He lasted in the job for just over a year; it was probably the most torrid time any education minister has ever endured. Galbraith inherited a toxic portfolio: dreadful teacher industrial relations, convulsions over the Higher Still reforms, an exam body under near-fatal pressure, known only to a select few officials, and corrosive disaffection with the inspectorate. As schools minister, he was also drawn into a deeply divisive controversy over the legislative section 2A, which banned the “promotion” of homosexuality in the classroom.

Although his successor, Jack McConnell, was given the political credit for calming the turbulence, Galbraith laid much of the groundwork. In particular, he set up the committee of inquiry into the teachers’ dispute under Gavin McCrone, which led to the settlement after he left office.
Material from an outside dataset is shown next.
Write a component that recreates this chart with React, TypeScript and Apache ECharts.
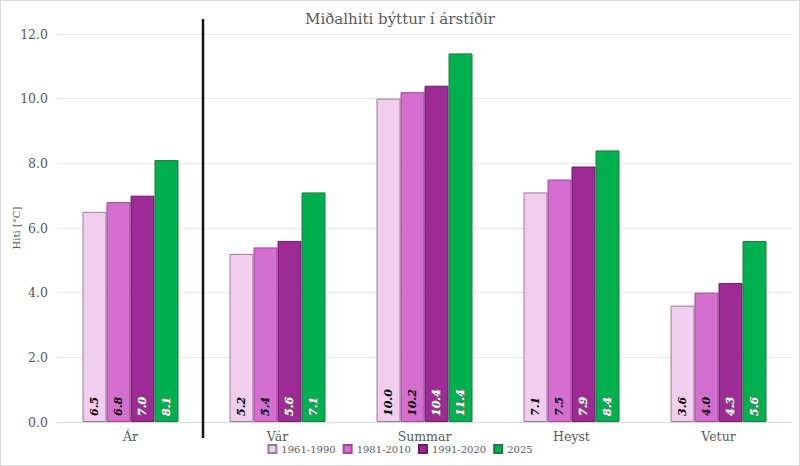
import React, { useRef, useEffect } from 'react'
import * as echarts from 'echarts'

const categories = ['Ár', 'Vár', 'Summar', 'Heyst', 'Vetur']
const periods = ['1961-1990', '1981-2010', '1991-2020', '2025']
const v1961 = [6.5, 5.2, 10.0, 7.1, 3.6]
const v1981 = [6.8, 5.4, 10.2, 7.5, 4.0]
const v1991 = [7.0, 5.6, 10.4, 7.9, 4.3]
const v2025 = [8.1, 7.1, 11.4, 8.4, 5.6]

const fills = ['#f1cdee', '#d56fcf', '#9e2a96', '#00b04f']
const borders = ['#9c7d99', '#9a4a96', '#6b1c66', '#1e7a40']
const serif = '"DejaVu Serif", "Liberation Serif", serif'
const BAR_W = 24

const App: React.FC = () => {
  const chartRef = useRef<HTMLDivElement>(null)

  useEffect(() => {
    if (!chartRef.current) return
    document.body.style.margin = '0'
    const chart = echarts.init(chartRef.current, undefined, { renderer: 'svg' })

    const seriesData = [v1961, v1981, v1991, v2025]
    const bars: any[] = seriesData.map((d, i) => ({
      name: periods[i],
      type: 'bar',
      data: d,
      barWidth: BAR_W,
      barGap: '0%',
      itemStyle: { color: fills[i], borderColor: borders[i], borderWidth: 1 }
    }))

    // rotated value labels at the foot of each bar
    const labels: any[] = seriesData.map((d, i) => ({
      name: 'lbl' + i,
      type: 'custom',
      silent: true,
      z: 10,
      data: d.map((v, k) => [k, v]),
      renderItem: (params: any, api: any) => {
        const base = api.coord([api.value(0), 0])
        const x = base[0] + (i - 1.5) * BAR_W
        return {
          type: 'text',
          x,
          y: base[1] - 6,
          rotation: Math.PI / 2,
          style: {
            text: api.value(1).toFixed(1),
            align: 'left',
            verticalAlign: 'middle',
            fontFamily: serif,
            fontStyle: 'italic',
            fontWeight: 'bold',
            fontSize: 11,
            fill: i < 2 ? '#000' : '#fff',
            stroke: i < 2 ? null : '#7a7a7a',
            lineWidth: i < 2 ? 0 : 1.2
          }
        }
      }
    }))

    chart.setOption({
      animation: false,
      title: {
        text: 'Miðalhiti býttur í árstíðir',
        left: 'center',
        top: 5,
        textStyle: { fontFamily: serif, fontWeight: 'normal', fontSize: 15, color: '#595959' }
      },
      legend: {
        data: periods,
        bottom: 6,
        left: 'center',
        icon: 'rect',
        itemWidth: 8,
        itemHeight: 8,
        itemGap: 7,
        textStyle: { fontFamily: serif, fontSize: 10, color: '#595959' }
      },
      grid: { left: 56, right: 7, top: 33, bottom: 43, outerBoundsMode: 'none' },
      xAxis: {
        type: 'category',
        data: categories,
        axisLine: { lineStyle: { color: '#d9d9d9' } },
        axisTick: { show: false },
        axisLabel: { fontFamily: serif, fontSize: 12.5, color: '#595959', margin: 8 }
      },
      yAxis: {
        type: 'value',
        min: 0,
        max: 12,
        interval: 2,
        name: 'Hiti [°C]',
        nameLocation: 'middle',
        nameGap: 36,
        nameMoveOverlap: false,
        nameTextStyle: { fontFamily: serif, fontSize: 10, color: '#595959' },
        axisLabel: { fontFamily: serif, fontSize: 12.5, color: '#595959', margin: 9, formatter: (v: number) => v.toFixed(1) },
        splitLine: { lineStyle: { color: '#e8e8e8' } }
      },
      series: [...bars, ...labels]
    })

    // separator between "Ár" and the seasons
    const c0 = chart.convertToPixel({ xAxisIndex: 0 }, categories[0]) as number
    const c1 = chart.convertToPixel({ xAxisIndex: 0 }, categories[1]) as number
    const sepX = (c0 + c1) / 2 - 1
    chart.setOption({
      graphic: [
        {
          type: 'line',
          shape: { x1: sepX, y1: 18, x2: sepX, y2: 437 },
          style: { stroke: '#111', lineWidth: 2.5 },
          z: 100
        }
      ]
    })

    return () => {
      chart.dispose()
    }
  }, [])

  return (
    <div
      style={{ width: 800, height: 466, boxSizing: 'border-box', border: '1px solid #d9d9d9', background: '#fff' }}
    >
      <div ref={chartRef} style={{ width: 798, height: 464 }} />
    </div>
  )
}

export default App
Officials believed that McConnell’s lauded rescue of the Scottish Qualifications Authority (SQA) would have happened anyway under Galbraith because the exam body was simply “too big to fail”.

Galbraith was also instrumental in finding a solution to the section 2A row by setting up a working party that produced sex education guidelines stipulating “the importance of stable family life and relationships”.

Yet all this might never have happened. Galbraith, originally a neurosurgeon, was diagnosed just after his election to the Westminster Parliament in 1987 with the same rare genetic lung disease that had killed his sister. After a transplant in 1990, he was given a 50 per cent chance of surviving for five years. He died 24 years later and is believed to be the world’s longest-surviving lung transplant recipient.

Friends and colleagues often suggested it was his realisation that he was living on borrowed time that made him impervious to - even contemptuous of - the slings and arrows of political life. The result was that it often seemed he “couldn’t care less”, which was very far from the case. As his deputy at the time, Peter Peacock, observed: “He was almost totally immune to political criticism and, indeed, he enjoyed it to a large extent.”

Ironically - or possibly consequentially - political courage was the hallmark of one of the most physically fragile of ministers. He took the flak over the 2000 exams fiasco, although the SQA was technically the responsibility of Henry McLeish, then lifelong learning minister. And he came to the aid of Wendy Alexander who, as the communities minister, had stirred the section 2A pot. Other colleagues claim Galbraith was helping to protect these ministers from potentially fatal damage to their political futures, which he knew would be denied to him.

After the death of Donald Dewar, Scotland’s inaugural first minister, who was succeeded by McLeish, Galbraith was moved to the post of environment minister. A keen mountaineer (he had led an expedition to the Himalayas), skier and runner, this was a much more satisfying role and as fulfilling as his health minister job in the pre-devolutionary Scottish Office from 1997-99. But poor health finally caught up with him and he decided to step down as a minister and MSP in March 2001.

Sam Galbraith, who could be engaging and dismissive in equal measure, had his detractors and his admirers; which politician has not? Neither group, however, is in any doubt that he was a one-off. He was a neurosurgeon who certainly had brain power. Commenting to Galbraith on his “legendary capacity” to absorb information quickly and act on it, Peacock was told: “Well you see, Peter, when you’re guddling around in someone’s brain, you have to make decisions fast and move on.”